Your instructions:
Copy out the material below in full, but not its images.

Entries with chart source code
**********
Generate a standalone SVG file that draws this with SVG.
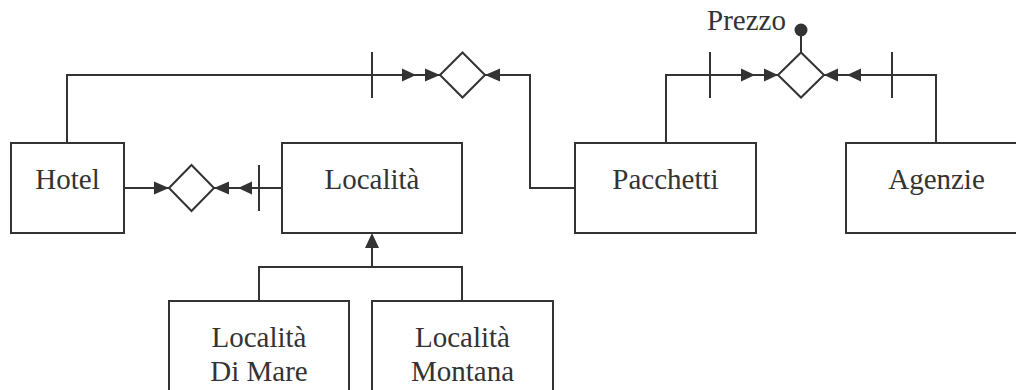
<svg xmlns="http://www.w3.org/2000/svg" width="1016" height="390" viewBox="0 0 1016 390">
<style>
.box{fill:#fff;stroke:#333;stroke-width:2}
.ln{fill:none;stroke:#333;stroke-width:2}
.dia{fill:#fff;stroke:#333;stroke-width:2}
.ah{fill:#333;stroke:none}
text{font-family:"Liberation Serif","Times New Roman",serif;font-size:29px;fill:#333}
.c{text-anchor:middle}
</style>
<rect width="1016" height="390" fill="#fff"/>
<g id="connectors">
  <!-- Hotel - Localita -->
  <path class="ln" d="M124,188 H282"/>
  <path class="ln" d="M259,165 V211"/>
  <polygon class="ah" points="169,188 154,181.5 154,194.5"/>
  <polygon class="ah" points="214,188 229,181.5 229,194.5"/>
  <polygon class="ah" points="238,188 252,181.5 252,194.5"/>
  <!-- Hotel - Pacchetti -->
  <path class="ln" d="M67,143 V75 H440"/>
  <path class="ln" d="M372,52 V98"/>
  <polygon class="ah" points="416,75 402,68.5 402,81.5"/>
  <polygon class="ah" points="440,75 425,68.5 425,81.5"/>
  <path class="ln" d="M485,75 H530 V188 H575"/>
  <polygon class="ah" points="485,75 500,68.5 500,81.5"/>
  <!-- Pacchetti - Agenzie -->
  <path class="ln" d="M666,143 V75 H778"/>
  <path class="ln" d="M710,52 V98"/>
  <polygon class="ah" points="755,75 741,68.5 741,81.5"/>
  <polygon class="ah" points="778,75 764,68.5 764,81.5"/>
  <path class="ln" d="M824,75 H936 V143"/>
  <path class="ln" d="M892,52 V98"/>
  <polygon class="ah" points="824,75 838,68.5 838,81.5"/>
  <polygon class="ah" points="847,75 861,68.5 861,81.5"/>
  <!-- Prezzo attribute -->
  <path class="ln" d="M801,36 V52"/>
  <circle cx="801" cy="30" r="6.5" fill="#333"/>
  <!-- ISA -->
  <polygon class="ah" points="372,233 365,248 379,248"/>
  <path class="ln" d="M372,248 V267 M259,301 V267 H462 V301"/>
</g>
<g id="rel-hotel-localita"><polygon class="dia" points="169,188 191.5,165 214,188 191.5,211"/></g>
<g id="rel-hotel-pacchetti"><polygon class="dia" points="440,75 462.5,52.5 485,75 462.5,97.5"/></g>
<g id="rel-pacchetti-agenzie"><polygon class="dia" points="778,75 801,52.5 824,75 801,97.5"/></g>
<g id="attr-prezzo"><text x="707" y="30">Prezzo</text></g>
<g id="hotel"><rect class="box" x="11" y="143" width="113" height="90"/><text class="c" x="67.5" y="189">Hotel</text></g>
<g id="localita"><rect class="box" x="282" y="143" width="180" height="90"/><text class="c" x="372" y="189">Località</text></g>
<g id="pacchetti"><rect class="box" x="575" y="143" width="181" height="90"/><text class="c" x="665.5" y="189">Pacchetti</text></g>
<g id="agenzie"><rect class="box" x="846" y="143" width="181" height="90"/><text class="c" x="936.5" y="189">Agenzie</text></g>
<g id="localita-di-mare"><rect class="box" x="169" y="301" width="180" height="100"/><text class="c" x="259" y="347">Località</text><text class="c" x="259" y="381">Di Mare</text></g>
<g id="localita-montana"><rect class="box" x="372" y="301" width="181" height="100"/><text class="c" x="462.5" y="347">Località</text><text class="c" x="462.5" y="381">Montana</text></g>
</svg>
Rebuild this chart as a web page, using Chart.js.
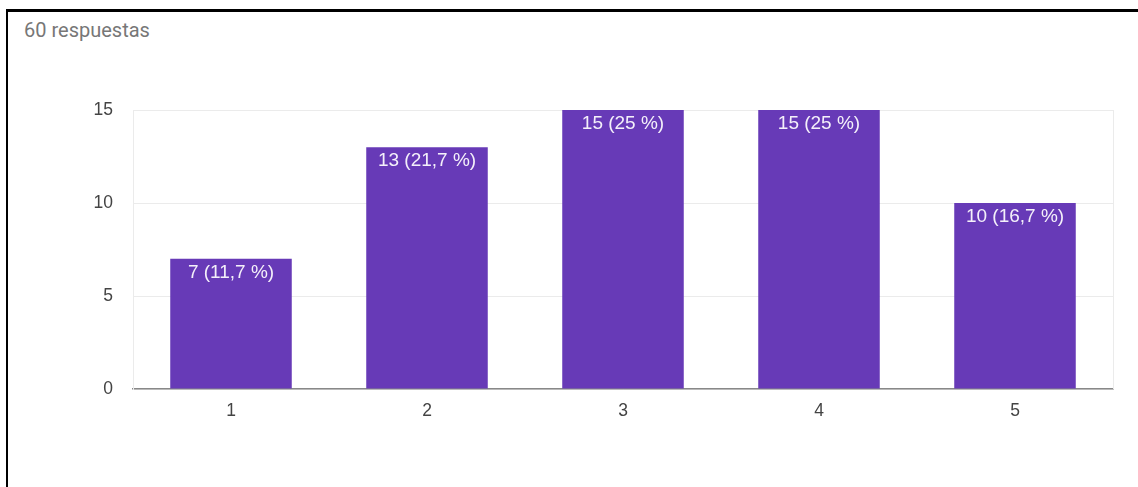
<!DOCTYPE html>
<html>
<head>
<meta charset="utf-8">
<script src="https://cdn.jsdelivr.net/npm/chart.js@4/dist/chart.umd.min.js"></script>
<style>
  html, body { margin: 0; padding: 0; background: #fff; }
  #wrap { position: relative; width: 1138px; height: 487px; overflow: hidden; }
  #frame {
    position: absolute; left: 6px; top: 9px; right: -10px; bottom: -10px;
    border-top: 3px solid #000; border-left: 2px solid #000;
  }
  #total {
    position: absolute; left: 24px; top: 18px;
    font: 20px Roboto, Arial, sans-serif; color: #777;
  }
  #chart { position: absolute; left: 0; top: 0; }
</style>
</head>
<body>
<div id="wrap">
  <div id="frame"></div>
  <div id="total">60 respuestas</div>
  <canvas id="chart" width="1138" height="487"></canvas>
</div>
<script>
// respuestas por puntuación
var categories = ['1', '2', '3', '4', '5'];
var counts = [7, 13, 15, 15, 10];
var yTicks = [0, 5, 10, 15];

var total = counts.reduce(function (a, b) { return a + b; }, 0);
document.getElementById('total').textContent = total + ' respuestas';

function labelFor(v) {
    var pct = Math.round(v / total * 1000) / 10;
    return v + ' (' + String(pct).replace('.', ',') + ' %)';
}

// etiquetas dentro de cada barra + borde derecho del área
var barLabels = {
    id: 'barLabels',
    afterDatasetsDraw: function (chart) {
        var ctx = chart.ctx;
        var area = chart.chartArea;
        ctx.save();
        ctx.strokeStyle = '#ebebeb';
        ctx.lineWidth = 1;
        ctx.beginPath();
        ctx.moveTo(area.right + 0.5, area.top);
        ctx.lineTo(area.right + 0.5, area.bottom);
        ctx.stroke();

        ctx.fillStyle = '#f4f0fa';
        ctx.font = '19px "Liberation Sans", Arial, sans-serif';
        ctx.textAlign = 'center';
        ctx.textBaseline = 'top';
        chart.getDatasetMeta(0).data.forEach(function (bar, i) {
            ctx.fillText(labelFor(counts[i]), bar.x, bar.y + 4);
        });
        ctx.restore();
    }
};

var ctx = document.getElementById('chart').getContext('2d');
var chart = new Chart(ctx, {
    type: 'bar',
    data: {
        labels: categories,
        datasets: [{
            data: counts,
            backgroundColor: '#673ab7',
            borderWidth: 0,
            categoryPercentage: 1,
            barPercentage: 0.62
        }]
    },
    options: {
        responsive: false,
        animation: false,
        layout: { padding: { left: 0, top: 110, right: 25, bottom: 0 } },
        plugins: {
            legend: { display: false },
            tooltip: { enabled: false }
        },
        scales: {
            x: {
                grid: { display: false, drawTicks: false },
                border: { color: '#888', width: 1.5 },
                ticks: {
                    padding: 12,
                    color: '#444',
                    font: { family: '"Liberation Sans", Arial, sans-serif', size: 17.5 }
                },
                afterFit: function (scale) { scale.height = 98; }
            },
            y: {
                min: 0,
                max: 15,
                afterBuildTicks: function (scale) {
                    scale.ticks = yTicks.map(function (v) { return { value: v }; });
                },
                grid: { color: '#ebebeb', drawTicks: false },
                border: { color: '#ebebeb' },
                ticks: {
                    padding: 20,
                    color: '#444',
                    font: { family: '"Liberation Sans", Arial, sans-serif', size: 17.5 }
                },
                afterFit: function (scale) { scale.width = 133; }
            }
        }
    },
    plugins: [barLabels]
});
</script>
</body>
</html>
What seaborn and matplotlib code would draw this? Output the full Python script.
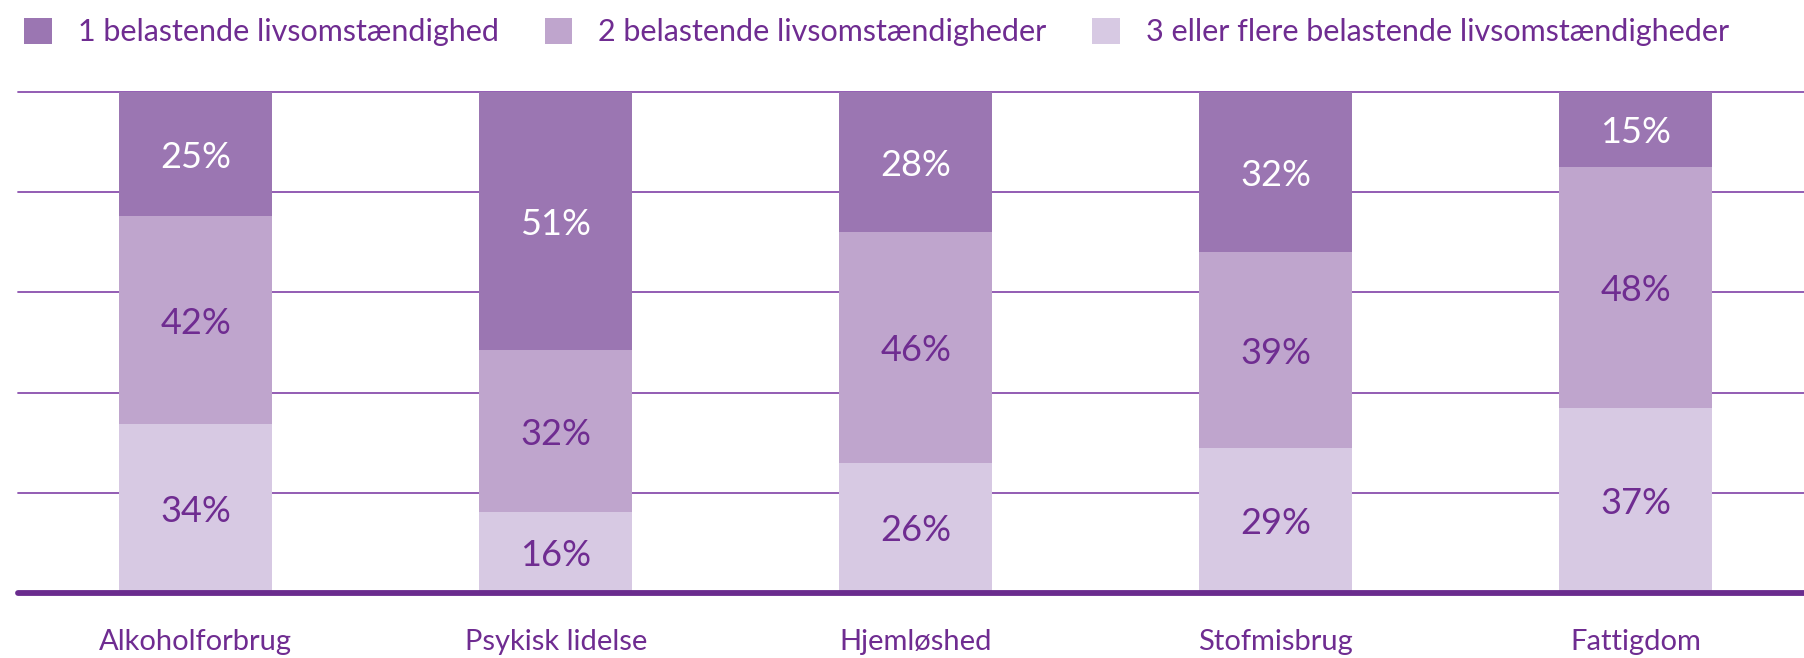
**********
Task answer:
Generate a standalone SVG file that draws this with SVG.
<svg xmlns="http://www.w3.org/2000/svg" width="1016" height="390" viewBox="0 0 1016 390">
<style>
.box{fill:#fff;stroke:#333;stroke-width:2}
.ln{fill:none;stroke:#333;stroke-width:2}
.dia{fill:#fff;stroke:#333;stroke-width:2}
.ah{fill:#333;stroke:none}
text{font-family:"Liberation Serif","Times New Roman",serif;font-size:29px;fill:#333}
.c{text-anchor:middle}
</style>
<rect width="1016" height="390" fill="#fff"/>
<g id="connectors">
  <!-- Hotel - Localita -->
  <path class="ln" d="M124,188 H282"/>
  <path class="ln" d="M259,165 V211"/>
  <polygon class="ah" points="169,188 154,181.5 154,194.5"/>
  <polygon class="ah" points="214,188 229,181.5 229,194.5"/>
  <polygon class="ah" points="238,188 252,181.5 252,194.5"/>
  <!-- Hotel - Pacchetti -->
  <path class="ln" d="M67,143 V75 H440"/>
  <path class="ln" d="M372,52 V98"/>
  <polygon class="ah" points="416,75 402,68.5 402,81.5"/>
  <polygon class="ah" points="440,75 425,68.5 425,81.5"/>
  <path class="ln" d="M485,75 H530 V188 H575"/>
  <polygon class="ah" points="485,75 500,68.5 500,81.5"/>
  <!-- Pacchetti - Agenzie -->
  <path class="ln" d="M666,143 V75 H778"/>
  <path class="ln" d="M710,52 V98"/>
  <polygon class="ah" points="755,75 741,68.5 741,81.5"/>
  <polygon class="ah" points="778,75 764,68.5 764,81.5"/>
  <path class="ln" d="M824,75 H936 V143"/>
  <path class="ln" d="M892,52 V98"/>
  <polygon class="ah" points="824,75 838,68.5 838,81.5"/>
  <polygon class="ah" points="847,75 861,68.5 861,81.5"/>
  <!-- Prezzo attribute -->
  <path class="ln" d="M801,36 V52"/>
  <circle cx="801" cy="30" r="6.5" fill="#333"/>
  <!-- ISA -->
  <polygon class="ah" points="372,233 365,248 379,248"/>
  <path class="ln" d="M372,248 V267 M259,301 V267 H462 V301"/>
</g>
<g id="rel-hotel-localita"><polygon class="dia" points="169,188 191.5,165 214,188 191.5,211"/></g>
<g id="rel-hotel-pacchetti"><polygon class="dia" points="440,75 462.5,52.5 485,75 462.5,97.5"/></g>
<g id="rel-pacchetti-agenzie"><polygon class="dia" points="778,75 801,52.5 824,75 801,97.5"/></g>
<g id="attr-prezzo"><text x="707" y="30">Prezzo</text></g>
<g id="hotel"><rect class="box" x="11" y="143" width="113" height="90"/><text class="c" x="67.5" y="189">Hotel</text></g>
<g id="localita"><rect class="box" x="282" y="143" width="180" height="90"/><text class="c" x="372" y="189">Località</text></g>
<g id="pacchetti"><rect class="box" x="575" y="143" width="181" height="90"/><text class="c" x="665.5" y="189">Pacchetti</text></g>
<g id="agenzie"><rect class="box" x="846" y="143" width="181" height="90"/><text class="c" x="936.5" y="189">Agenzie</text></g>
<g id="localita-di-mare"><rect class="box" x="169" y="301" width="180" height="100"/><text class="c" x="259" y="347">Località</text><text class="c" x="259" y="381">Di Mare</text></g>
<g id="localita-montana"><rect class="box" x="372" y="301" width="181" height="100"/><text class="c" x="462.5" y="347">Località</text><text class="c" x="462.5" y="381">Montana</text></g>
</svg>
Rebuild this chart as a web page, using Chart.js.
<!DOCTYPE html>
<html>
<head>
<meta charset="utf-8">
<script src="https://cdn.jsdelivr.net/npm/chart.js@4/dist/chart.umd.min.js"></script>
<style>
  html, body { margin: 0; padding: 0; background: #fff; }
  #wrap { position: relative; width: 1138px; height: 487px; overflow: hidden; }
  #frame {
    position: absolute; left: 6px; top: 9px; right: -10px; bottom: -10px;
    border-top: 3px solid #000; border-left: 2px solid #000;
  }
  #total {
    position: absolute; left: 24px; top: 18px;
    font: 20px Roboto, Arial, sans-serif; color: #777;
  }
  #chart { position: absolute; left: 0; top: 0; }
</style>
</head>
<body>
<div id="wrap">
  <div id="frame"></div>
  <div id="total">60 respuestas</div>
  <canvas id="chart" width="1138" height="487"></canvas>
</div>
<script>
// respuestas por puntuación
var categories = ['1', '2', '3', '4', '5'];
var counts = [7, 13, 15, 15, 10];
var yTicks = [0, 5, 10, 15];

var total = counts.reduce(function (a, b) { return a + b; }, 0);
document.getElementById('total').textContent = total + ' respuestas';

function labelFor(v) {
    var pct = Math.round(v / total * 1000) / 10;
    return v + ' (' + String(pct).replace('.', ',') + ' %)';
}

// etiquetas dentro de cada barra + borde derecho del área
var barLabels = {
    id: 'barLabels',
    afterDatasetsDraw: function (chart) {
        var ctx = chart.ctx;
        var area = chart.chartArea;
        ctx.save();
        ctx.strokeStyle = '#ebebeb';
        ctx.lineWidth = 1;
        ctx.beginPath();
        ctx.moveTo(area.right + 0.5, area.top);
        ctx.lineTo(area.right + 0.5, area.bottom);
        ctx.stroke();

        ctx.fillStyle = '#f4f0fa';
        ctx.font = '19px "Liberation Sans", Arial, sans-serif';
        ctx.textAlign = 'center';
        ctx.textBaseline = 'top';
        chart.getDatasetMeta(0).data.forEach(function (bar, i) {
            ctx.fillText(labelFor(counts[i]), bar.x, bar.y + 4);
        });
        ctx.restore();
    }
};

var ctx = document.getElementById('chart').getContext('2d');
var chart = new Chart(ctx, {
    type: 'bar',
    data: {
        labels: categories,
        datasets: [{
            data: counts,
            backgroundColor: '#673ab7',
            borderWidth: 0,
            categoryPercentage: 1,
            barPercentage: 0.62
        }]
    },
    options: {
        responsive: false,
        animation: false,
        layout: { padding: { left: 0, top: 110, right: 25, bottom: 0 } },
        plugins: {
            legend: { display: false },
            tooltip: { enabled: false }
        },
        scales: {
            x: {
                grid: { display: false, drawTicks: false },
                border: { color: '#888', width: 1.5 },
                ticks: {
                    padding: 12,
                    color: '#444',
                    font: { family: '"Liberation Sans", Arial, sans-serif', size: 17.5 }
                },
                afterFit: function (scale) { scale.height = 98; }
            },
            y: {
                min: 0,
                max: 15,
                afterBuildTicks: function (scale) {
                    scale.ticks = yTicks.map(function (v) { return { value: v }; });
                },
                grid: { color: '#ebebeb', drawTicks: false },
                border: { color: '#ebebeb' },
                ticks: {
                    padding: 20,
                    color: '#444',
                    font: { family: '"Liberation Sans", Arial, sans-serif', size: 17.5 }
                },
                afterFit: function (scale) { scale.width = 133; }
            }
        }
    },
    plugins: [barLabels]
});
</script>
</body>
</html>
What seaborn and matplotlib code would draw this? Output the full Python script.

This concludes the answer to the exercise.